But Christians looking at this article and doing worldview analysis would have to note that the most glaring omission in this article about beauty is any understanding of what beauty really is. Beauty is simply taken for granted as a category in this article. We understand beauty to be some kind of extravagant aesthetic demonstration, whether it’s the flamboyant colors of a bird’s feathers or another demonstration of architectural physiological, well, any form of beauty in the larger world of nature.

Remember that the naturalistic worldview has to explain everything, simply in natural terms. But what is, as Jabr recognizes, the enigma of beauty? The biggest question of course is why anything would be considered beautiful. Not only is there the question that evolutionists are evidently trying to answer in purely evolutionary terms, indeed, two competing arguments, coming from two different groups of evolutionists about beauty. But we have to ask the question why is the word beauty even meaningful here? What does beauty mean?

This is where Christians must understand that our understanding of beauty is the fact that beauty meets an objective external reality. It’s beautiful because it really is beautiful, it’s beautiful because it corresponds with beauty, it is beautiful, the biblical worldview reminds us, because it is good and it is true. It is beautiful ultimately, because the infinitely beautiful one created every single creature, every single atom and molecule of creation for his glory. He made it beautiful, he invested his creation with beauty as a reflection of his own beauty. The beauty of the world is derivative of the beauty of the self-existent creator, God.

“Darwin,” Jabr reminds us, “simply explained that some animals ‘have been rendered beautiful for beauty’s sake.’” But what does that mean? If you are operating from a materialist or a naturalistic worldview, then what does beauty mean? Who observes the beauty? Who decides that X is beautiful and Y is not? Who decides that D is more beautiful than E? Who explains why anything is preferable to us aesthetically? Why are our eyes attracted to this and not to that? To this more than that?

This is where Christians understand that the biblical worldview answers these questions in what is called theologically, the unity of the transcendentals. That may sound like very obtuse theological language, but I assure you, it is not. It’s very simple to understand. The Christian understanding of all of these things is grounded in the being of God, the God who is himself infinitely beautiful, infinitely true and infinitely good. Thus, the Christian worldview understands that nothing can be beautiful that isn’t true, that isn’t good. Nothing good fails to be true and fails to beautiful.

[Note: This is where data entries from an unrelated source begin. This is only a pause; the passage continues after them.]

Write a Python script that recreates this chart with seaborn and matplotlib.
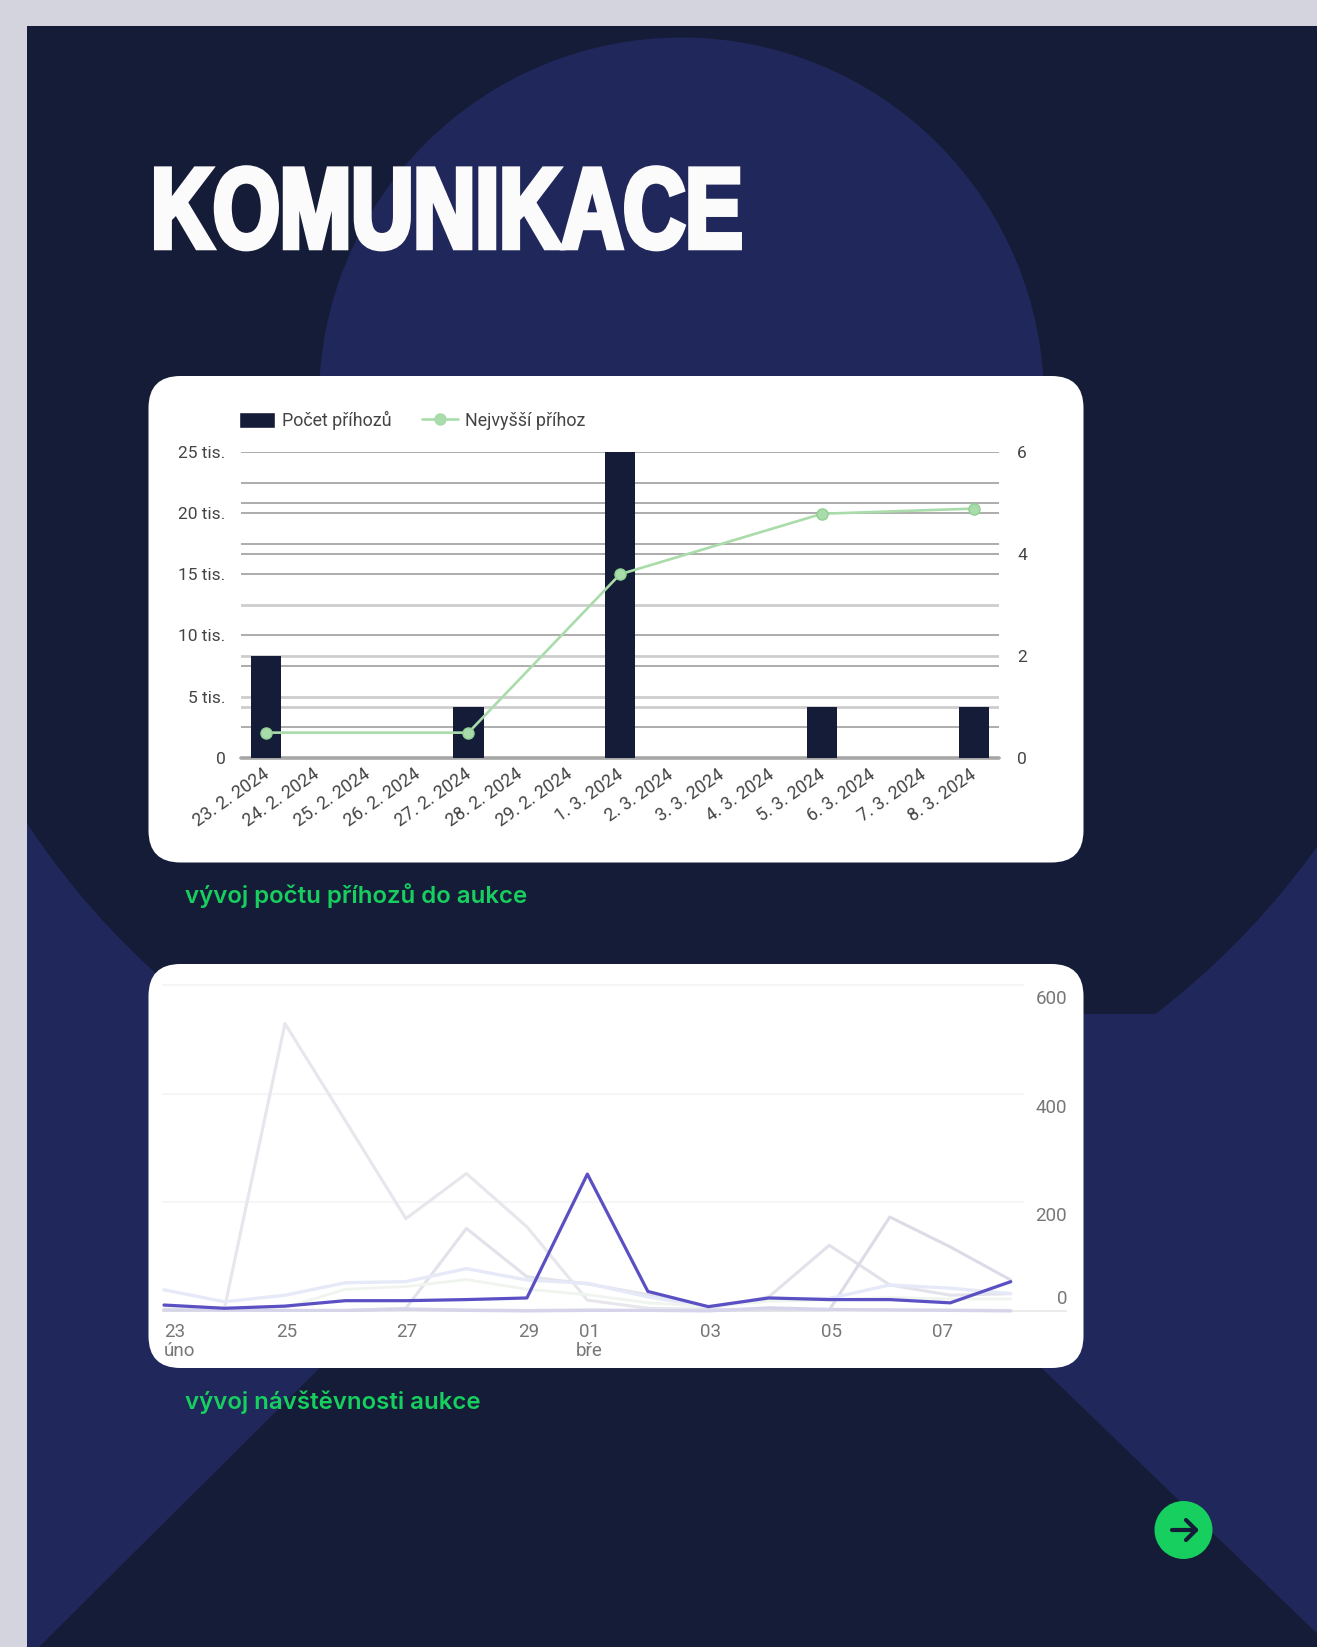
import numpy as np
import pandas as pd
import matplotlib
matplotlib.use("Agg")
import matplotlib.pyplot as plt
import matplotlib.patheffects as pe
from matplotlib.lines import Line2D
from matplotlib.patches import Circle, FancyBboxPatch, Patch, Polygon, Rectangle
from matplotlib.transforms import Affine2D, ScaledTranslation
import seaborn as sns

# --- chart 1 data ---
bid_dates = ["23. 2. 2024", "24. 2. 2024", "25. 2. 2024", "26. 2. 2024", "27. 2. 2024",
             "28. 2. 2024", "29. 2. 2024", "1. 3. 2024", "2. 3. 2024", "3. 3. 2024",
             "4. 3. 2024", "5. 3. 2024", "6. 3. 2024", "7. 3. 2024", "8. 3. 2024"]
bid_counts = [2, 0, 0, 0, 1, 0, 0, 6, 0, 0, 0, 1, 0, 0, 1]
top_bid = [2050, None, None, None, 2050, None, None, 15000, None, None, None, 19950, None, None, 20370]
left_ticks = [0, 5000, 10000, 15000, 20000, 25000]
left_labels = ["0", "5 tis.", "10 tis.", "15 tis.", "20 tis.", "25 tis."]
right_ticks = [0, 2, 4, 6]
grid_dark = [2500, 10000, 15000, 17500, 16667, 20000, 20833, 22500, 25000, 7500]
grid_light = [4167, 5000, 8333, 12500]

# --- chart 2 data ---
day_index = list(range(15))
day_ticks = [0, 2.03, 4.02, 6.03, 7.03, 9.03, 11.03, 12.87]
day_labels = ["23\núno", "25", "27", "29", "01\nbře", "03", "05", "07"]
visits_a = [8, 5, 529, 350, 170, 253, 155, 20, 5, 3, 3, 3, 2, 2, 1]
visits_b = [1, 1, 1, 1, 5, 152, 63, 50, 30, 5, 26, 121, 48, 29, 32]
visits_c = [2, 1, 1, 1, 4, 2, 1, 2, 1, 1, 2, 2, 173, 118, 57]
visits_d = [39, 17, 29, 52, 54, 78, 57, 51, 26, 8, 23, 23, 48, 42, 32]
visits_e = [5, 3, 6, 40, 45, 58, 40, 30, 15, 8, 18, 20, 25, 22, 22]
visits_f = [2, 2, 1, 1, 3, 1, 0, 1, 1, 0, 6, 3, 2, 1, 0]
visits_main = [11, 5, 9, 19, 19, 21, 24, 252, 36, 8, 24, 21, 21, 15, 54]
visit_ticks = [0, 200, 400, 600]

# --- page colours ---
PAGE = "#d3d4de"
DARK = "#151c38"
NAVY = "#20275a"
GREEN = "#17cf5e"
LINE_GREEN = "#a9dcaa"
PURPLE = "#5a50c4"
W, H = 1317, 1647

sns.set_theme(style="white")
plt.rcParams["font.family"] = ["Roboto", "DejaVu Sans"]


class Squeeze(pe.AbstractPathEffect):
    # narrows a text horizontally, no heavy condensed font is installed
    def __init__(self, x0, sx, stroke, color):
        super().__init__()
        self.x0, self.sx, self.stroke, self.color = x0, sx, stroke, color

    def draw_path(self, renderer, gc, tpath, affine, rgbFace=None):
        gc0 = renderer.new_gc()
        gc0.copy_properties(gc)
        gc0.set_linewidth(self.stroke)
        gc0.set_foreground(self.color)
        gc0.set_joinstyle("miter")
        tr = affine + Affine2D().translate(-self.x0, 0).scale(self.sx, 1).translate(self.x0, 0)
        renderer.draw_path(gc0, tpath, tr, rgbFace)
        gc0.restore()


def axes_px(fig, x0, y0, x1, y1):
    # axes from pixel box, y counted from the top
    return fig.add_axes([x0 / W, 1 - y1 / H, (x1 - x0) / W, (y1 - y0) / H], facecolor="none", zorder=2)


fig = plt.figure(figsize=(W / 100, H / 100), dpi=100, facecolor=PAGE)

# --- background shapes ---
bg = fig.add_axes([0, 0, 1, 1], zorder=0)
bg.set_xlim(0, W)
bg.set_ylim(H, 0)
bg.axis("off")
bg.add_patch(Rectangle((27, 26), W - 27, H - 26, color=NAVY, lw=0))
big = Circle((680, 393), 782, color=DARK, lw=0)
bg.add_patch(big)
big.set_clip_path(Rectangle((27, 26), W - 27, 1014 - 26, transform=bg.transData))
bg.add_patch(Circle((681.5, 400), 362.5, color=NAVY, lw=0))
bg.add_patch(Polygon([(660, 1030), (691, 1030), (1331, 1647), (39, 1647)], color=DARK, lw=0))
for top, bottom in [(376, 862.5), (964, 1368)]:
    bg.add_patch(FancyBboxPatch((148.5, top), 935, bottom - top,
                                boxstyle="round,pad=0,rounding_size=32", fc="white", ec="none"))

# arrow button
bg.add_patch(Circle((1183.5, 1530), 29, color=GREEN, lw=0))
bg.plot([1172, 1196], [1530, 1530], color=DARK, lw=3, solid_capstyle="round")
bg.plot([1186, 1196, 1186], [1520, 1530, 1540], color=DARK, lw=3,
        solid_capstyle="round", solid_joinstyle="round")

# title and captions
title = bg.text(151, 247.5, "KOMUNIKACE", color="#fbfbfc", fontsize=82, va="baseline", ha="left",
                family="Liberation Sans", weight="bold")
title.set_path_effects([Squeeze(151, 0.754, 4.0, "#fbfbfc")])
bg.text(185, 896, "vývoj počtu příhozů do aukce", color=GREEN, fontsize=17.3, family="Inter",
        weight="semibold", va="center", ha="left")
bg.text(185, 1402, "vývoj návštěvnosti aukce", color=GREEN, fontsize=17.3, family="Inter",
        weight="semibold", va="center", ha="left")

# --- chart 1: bars on the right scale, line on the left scale ---
ax_bar = axes_px(fig, 241, 452, 999, 757.7)
bars = pd.DataFrame({"date": bid_dates, "count": bid_counts})
sns.barplot(data=bars, x="date", y="count", color=DARK, saturation=1, width=0.6, linewidth=0,
            ax=ax_bar, zorder=3)
ax_bar.set_xlim(-0.5, 14.5)
ax_bar.set_ylim(0, 6)
ax_bar.set_xlabel("")
ax_bar.set_ylabel("")
ax_bar.tick_params(axis="x", length=0, pad=7)
shift = ScaledTranslation(-3 / 72, 1.5 / 72, fig.dpi_scale_trans)
for lab in ax_bar.get_xticklabels():
    lab.set(rotation=35, ha="right", rotation_mode="anchor", fontsize=12.8, color="#444444")
    lab.set_transform(lab.get_transform() + shift)
sns.despine(ax=ax_bar, left=True, right=True, top=True, bottom=True)

for v in grid_dark:
    ax_bar.axhline(v / 25000 * 6, color="#a6a6a6", lw=1.3, zorder=1)
for v in grid_light:
    ax_bar.axhline(v / 25000 * 6, color="#cdcdcd", lw=2.0, zorder=1)
ax_bar.axhline(0, color="#a6a6a6", lw=2.6, zorder=1, clip_on=False)

ax_line = ax_bar.twinx()
ax_line.set_facecolor("none")
line = pd.DataFrame({"pos": range(len(bid_dates)), "bid": top_bid}).dropna()
sns.lineplot(data=line, x="pos", y="bid", color=LINE_GREEN, lw=1.9, marker="o", markersize=8,
             markeredgecolor="#8fd093", markeredgewidth=1, ax=ax_line, zorder=5)
ax_line.set_ylim(0, 25000)
ax_line.set_yticks(left_ticks)
ax_line.set_yticklabels(left_labels)
ax_line.set_xlabel("")
ax_line.set_ylabel("")
sns.despine(ax=ax_line, left=True, right=True, top=True, bottom=True)

# twinx moves the tick sides, so the sides are set after it
ax_line.yaxis.tick_left()
ax_line.tick_params(axis="y", length=0, pad=11, labelsize=12.5, labelcolor="#444444")
ax_bar.yaxis.tick_right()
ax_bar.set_yticks(right_ticks)
ax_bar.tick_params(axis="y", length=0, pad=13, labelsize=12.5, labelcolor="#444444")

handles = [Patch(facecolor=DARK, label="Počet příhozů"),
           Line2D([], [], color=LINE_GREEN, lw=1.9, marker="o", markersize=8, label="Nejvyšší příhoz")]
ax_line.legend(handles=handles, loc="lower left", bbox_to_anchor=(-0.003, 1.071), ncol=2, frameon=False,
               fontsize=12.9, labelcolor="#444444", borderpad=0, borderaxespad=0,
               handlelength=2.0, handleheight=0.95, handletextpad=0.4, columnspacing=1.7)

# --- chart 2: faint comparison lines with the highlighted one on top ---
ax_vis = axes_px(fig, 162, 980, 1067, 1316)
faint = [(visits_a, "#e6e6ec", 2.2), (visits_b, "#e2e2ea", 2.2), (visits_c, "#dcdce8", 2.2),
         (visits_d, "#e6e9f8", 2.4), (visits_e, "#f0f4ee", 2.0), (visits_f, "#d6d4ea", 2.2)]
for values, col, width in faint:
    sns.lineplot(x=day_index, y=values, color=col, lw=width, ax=ax_vis, zorder=3)
sns.lineplot(x=day_index, y=visits_main, color=PURPLE, lw=2.3, ax=ax_vis, zorder=4)
ax_vis.set_xlim(-0.033, 14.93)
ax_vis.set_ylim(-9.2, 609.2)
ax_vis.set_xlabel("")
ax_vis.set_ylabel("")
ax_vis.set_xticks(day_ticks)
ax_vis.set_xticklabels(day_labels, fontsize=13.5, color="#777777", linespacing=1.05)
ax_vis.get_xticklabels()[0].set_ha("left")
ax_vis.tick_params(axis="x", length=0, pad=5)
ax_vis.set_yticks([])
sns.despine(ax=ax_vis, left=True, right=True, top=True, bottom=True)
for v in visit_ticks[1:]:
    ax_vis.plot([-0.033, 14.2], [v, v], color="#f6f6f6", lw=1.6, zorder=1)
    ax_vis.annotate(str(v), xy=(1, v), xycoords=("axes fraction", "data"), xytext=(0, -10),
                    textcoords="offset points", ha="right", va="center", fontsize=13.5, color="#777777")
ax_vis.plot([-0.033, 14.93], [0, 0], color="#e8e8e8", lw=1.2, zorder=1)
ax_vis.annotate("0", xy=(1, 0), xycoords=("axes fraction", "data"), xytext=(0, 9),
                textcoords="offset points", ha="right", va="center", fontsize=13.5, color="#777777")

fig.savefig("out.png", dpi=100, facecolor=PAGE)
plt.close(fig)
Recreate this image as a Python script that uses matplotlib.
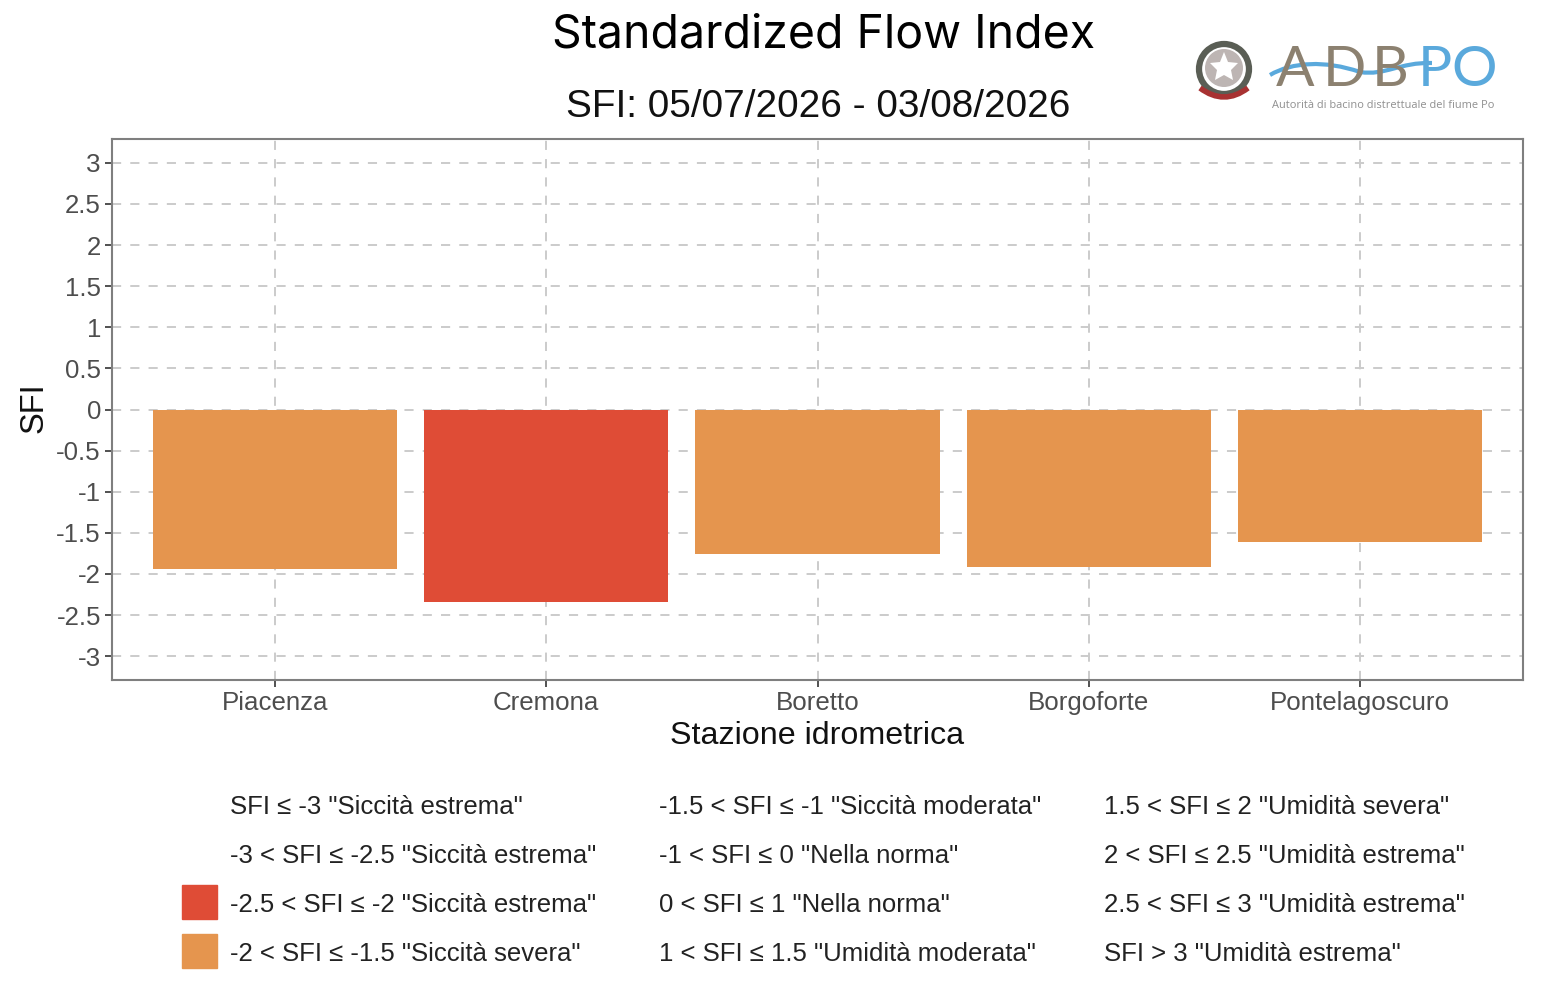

As I often try to explain, this is why Christians understand that true beauty is infinitely more valuable than something that is merely pretty. Our eyes may be attracted to something as fallen human beings that isn’t actually beautiful. In the prophet Isaiah, we are told of our Savior, that he was not physically beautiful. Indeed, human beings in sinful condition, turned their eyes from him. Of course, in context, that’s a reference not only to his physical appearance but more importantly, to his substitutionary atonement, to his death on the cross. The shedding of his blood, for the remission, the payment of full penalty of sin.

And this is why, for example, Christian hymnody refers to Jesus as beautiful Savior, not beauty here as something that is merely pretty. The gospel affirms that the cross isn’t pretty, but it is beautiful. It is not aesthetic, it is saving and thus, as we understand the fact that the good, the beautiful and the true are the same thing, we know that nothing that is a lie can truly be beautiful and nothing that is evil can ever beautiful. It may appear as pretty, but it cannot be beautiful. So when Darwin speaks of an animal being beautiful for beauty’s sake, we come to understand that’s a circular argument. What does beautiful for beauty’s sake even mean?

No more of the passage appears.